Para algunos, los últimos meses fueron más de lo mismo, para otros el confinamiento fue una escuela, con un agresivo profesor que nos dictaba a distancia – solo posible de ver en el microscopio -, y cuán caro nos podía resultar un error con la certeza de que si te equivocabas te castigaba fuertemente y hasta te privaba de la vida.
Desde la ventana veíamos pasar el tiempo, los transeúntes que a veces criticábamos por andar en la calle, pero sin preguntarnos ¿por qué lo hace? Quizás por alimentos, medicamentos, urgente necesidad de trabajar o simplemente a ver un familiar, porque no todos disponen de teléfono en la casa y menos aspirar desangrar su bolsillo con un celular.
Desde la misma ventana tuvimos oportunidad alguna vez de ver a una mamá con lágrimas por no alcanzar turno para una porción de pollo, mientras a unos metros estaban los rostros festivos porque compraron por enésima vez.
Hay gente que no se han dado cuenta aún qué ha sucedido: en su barrio, su provincia, el país y en el mundo. Están contentos esperando por la playa, criticando porque en su kiosco, en la placita y en la bodega no ha llegado más y al comenzar el noticiero preguntan: ¿no hay nada de música en otro canal?

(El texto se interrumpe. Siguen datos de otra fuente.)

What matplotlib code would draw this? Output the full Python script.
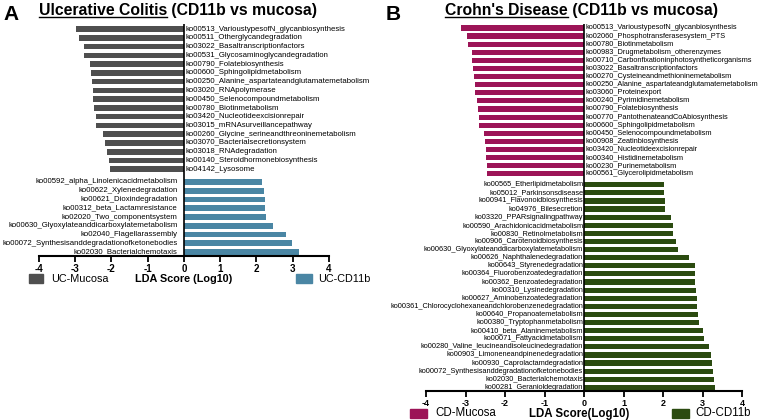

En otra ventana, más pequeña y electrónica, esta vez encontramos a quienes, aunque cubiertos sus rostros por una mascarilla, sí pudimos verle el corazón. Es de las grandes ganancias de la epidemia.
Los trabajadores de la salud han estado siempre a nuestro lado, pero ahora algunos los comenzaron a llamar ángeles guardianes y se enteraron de que su función no es comerciar con la vida o facilitar medicamentos a quienes paguen más. En algunos lugares tardaron en saber esa importancia y les prohibieron volver a su edificio, montar en su bus o entrar a un mercado, pasaron de sanadores a portadores del pecado de la enfermedad.
Cuanta felicidad estar aquí. Nunca valió tanto el lema de los pioneros como hoy, porque esas estampas que les muestro no son nuestras, son vistas desde la ventana, la larga ventana que nos enseñó cuan pequeño es el mundo: un virus microscópico detectado por primera vez en China nos perjudica y arrasa en el Caribe; los alimentos que a nadie le intentó saber de dónde vienen, ahora no los tenemos y profesamos interjecciones, porque se pararon los barcos, los aviones, el comercio.
Aprendimos mucho, convertimos una pequeña sábana en salvador de vidas en el hogar, cubrimos los rostros de los pequeños, los grandes y los viejos, y otros con más iniciativa hicieron esa protección con una media, una bufanda, un gran pañuelo o media copa de un ajustador, pero aprendimos más: que con ese protector estamos a menos riesgo de catarros e infecciones respiratorias.
Qué se habrán hecho los que eternamente criticaban cuando demoraba la guagua o dedicaban una larga carta de denuncia porque el chofer de la “entidad” no lo recogió. De la noche a la mañana todo se detuvo, pero la ciudad no: a pesar de rogarles “quédate en casa” cada día crecían las personas en la calle; imagino que ese ejercicio cotidiano de caminar kilómetros bajo el sol criollo algún beneficio les habrá dejado.
Y hay quienes se quejaron porque cerraron los gimnasios. ¿Pero quién dijo eso? La ciudad y cada barrio fue una práctica de sano ejercicio corriendo detrás del detergente, kilómetros recorridos por el simple deseo de salir sin utilizar otro vehículo que no fueran los pies, con entusiasmo incluido y la satisfacción de contar cuánto caminó o las colas que hizo.
Hubo dos confinamientos: el natural que fue “chismorreteo” de balcón a balcón, de portal a portal, por la ventana o la puerta entreabierta, y el ciberchisme para los más aventajados que Nauta les trajo las cosas a la casa.
A Facebook debían darle una medalla pues se convirtió en una vitrina del arte universal: debutaron los poetas, nos colmaban de buena y mala música, quizás superamos a todos los literatos de grandes pandemias históricas anteriores; el humor vistió de gala, blanco, negro, (creo que esta vez hubo humor mulato), porque realmente a los cubanos nos puede faltar algo, pero no la risa.
Espero que en los próximos concursos literarios comiencen a aflorar los frutos de la pandemia, porque no hay un humano que permanezca callado, aún sin terminar la “fiesta”. Esa es la voluntad que nos hace fuertes, para después del llanto, cantar a todo pulmón. Es parte de la ganancia de los últimos tiempos.